I’m not at all familiar with those and only have a basic awareness of the project. A quick search suggests that they’re AMD Geode LX processors. At one stage I had several of those in the homelab and actually sent them to e-waste early last year when cleaning out. They were repurposed set top boxes and PVRs, so excellent cheap x86 compatible hardware for homelabbing over the years! They’re 32-bit x86 CPUs and are i686 compatible (for the most part). The recently released Debian 13 (trixie) no longer supports i586/i686, so you’d be running Debian 12 at the latest. I also found that performance wise, something like a Raspberry Pi could run laps around my Geode LX machines which is why they ended up in the cupboard once I got my hands on a Pi3. I made the sad decision to send almost all my sub-amd64 gear to e-waste for these sort of reasons - it was superseded 20+ years ago and is going to be more and more difficult to get working and probably not worth it overall, particularly when I can pick these sorts of things up for sub-$50, have more power efficiency, better performance, and have an easier time working with it.

It’s a very cool form factor, but squeezing something modern into that CPU + 1GB flash + 256MB RAM with some sort of desktop environment is going to be a tough ask. Might be possible doing your own build? A quick skim suggests that it’s the Sugar desktop environment, but I can’t find anything in a quick search that seems more recent than 10-15 years ago. Perhaps there’s a bootable USB project or something out there that breathes some life into those units. It’s a very cool form factor, but I think it’ll be a struggle to get something modern on there, and an even bigger struggle with the usability side of it.

Circling back to this one to finalise the hardware discussion. The PXE booting and software side of the project has been split off into the Homelab PXE Booting thread.

I ended up taking the 1TB Orico SSD out, and using a spare 60GB Toshiba SSD I had instead. This was pulled from a server years ago, and has been in the parts bin ever since. It’s too small to do anything with, but will be perfect for a little box to serve basic TFTP and HTTP. I’ve also replaced the large plastic Orico 2.5" to 3.5" converter with a metal HP one I pulled from a workstation a while ago (Part No: 654540-001). There are no fans in this unit, so my logic was that the smaller metal unit might dissipate heat (if any) unlike the larger plastic one.

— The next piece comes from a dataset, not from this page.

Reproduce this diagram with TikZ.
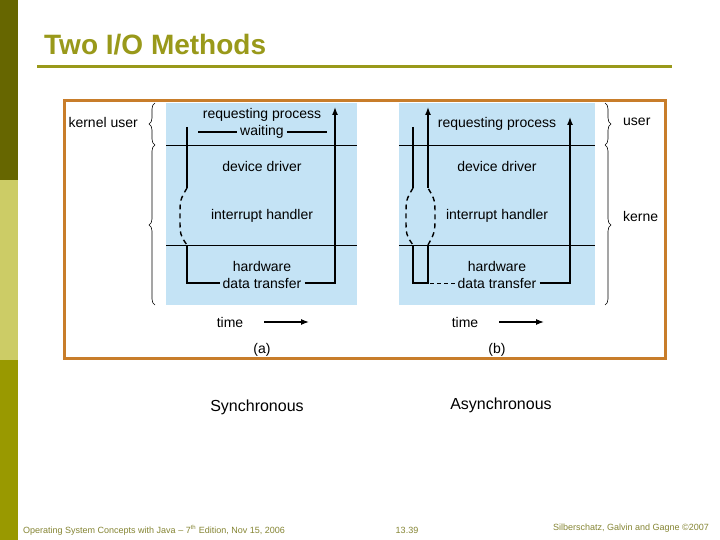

Speaking of heat, this morning I took the dried out and crumbling thermal pad off the Marvell 88F6707 CPU, tidied it up with a bit of isopropyl alcohol, and applied a new thermal pad. Here’s a [poorly photographed] closer shot of the CPU, if anyone is interested.

Everything went back together smoothly and the final unit without the case on it looks like this:

At a glance, the temps are about the same as what they were before I started, so I doubt the new thermal pad or the metal 2.5" to 3.5" converter made any difference. Still, it was worth doing while I had the unit apart.

Hope you found some of the build interesting, and it encourages you to repurpose some of those odds and ends at home into a new project too!